UTAH (ABC4) – This international festival is a week dedicated to the world’s most mystical creatures; the owl.
The International Festival of Owls is a widespread event that invites the public to engage with their local wildlife. Held each year during the first week of March, community members are invited to birdwatch, scout, and admire the nocturnal animals.
On March 8, the Bureau of Land Management – Utah shares these interesting owl facts.
According to BLM- Utah, owls are capable of silent flight, camouflage, excellent hearing, night vision, and have very sharp claws.
In 2021, due to COVID-19, most activities associated with the International Festival of Owls have come to a halt but there is still a way many can continue to participate; scouting and admiring them from afar.
According to Tracy Aviary, families are welcome to take an ‘owl walk’ and learn about the creatures anytime up until the end of May.
“Tracy Aviary’s community science team studies birds in twelve parks and natural areas around Salt Lake. Because owls are elusive and nocturnal, they are difficult to survey using our traditional bird survey methods,” the team writes. “Instead, we lead groups of volunteers on nighttime surveys where we walk through the site and stop periodically to play owl calls and listen for any responses by resident owls. These surveys help us learn more about how owls use habitat in urban areas and along the Jordan River.”

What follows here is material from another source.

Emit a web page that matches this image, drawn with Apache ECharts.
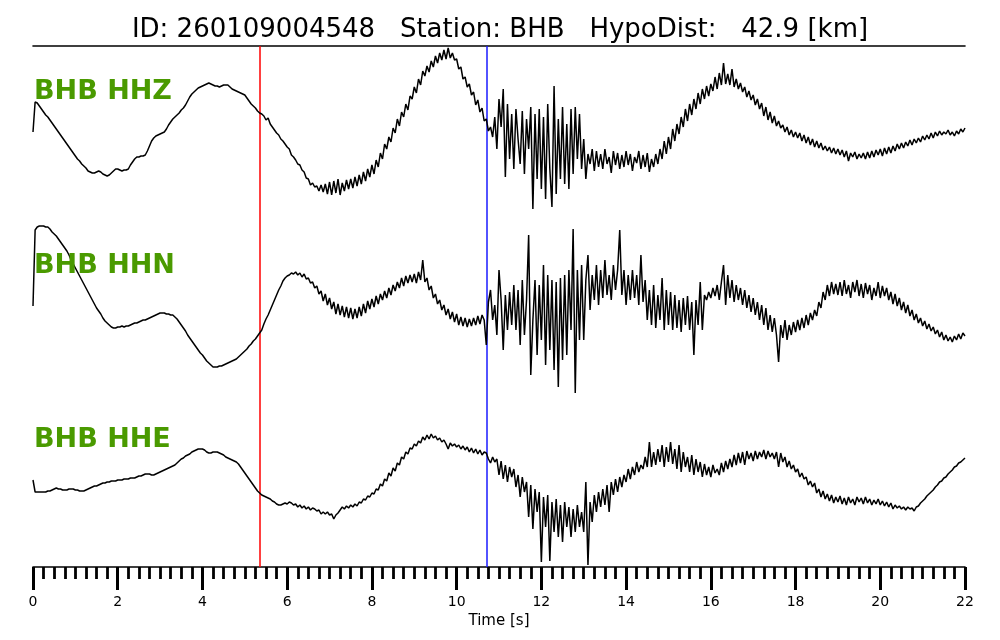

Anyone who is aged twelve and older is welcome to participate.
“Owl walks take place weekly from mid-February to May. This is a family-friendly project appropriate for children ages 12 years and older,” they share. “We ask that participants wear face coverings, and we are currently limiting the group size to 10 people or fewer to allow for social distancing. RSVP required.”
To make a reservation visit https://www.tracyaviaryconservation.org/owls.
According to the Tracy Aviary, there are over 150 species of owls around the world! Officials say, Utah is fortunate to have 14 species of owls found in the state.
“Among them are the beloved Burrowing Owl, the majestic Great Horned Owl, and the “aww” inspiring Northern Saw-Whet Owl,” they add.
Tracy Aviary shares that though owls reside in Utah, researchers still do not know very much about these nocturnal neighbors. Wildlife and land management are still exploring many questions about Utah’s owls, such as:
- Where are they?
- Where do they go throughout the year?
- How many of each species are there?
- Are they finding the food and spaces they need?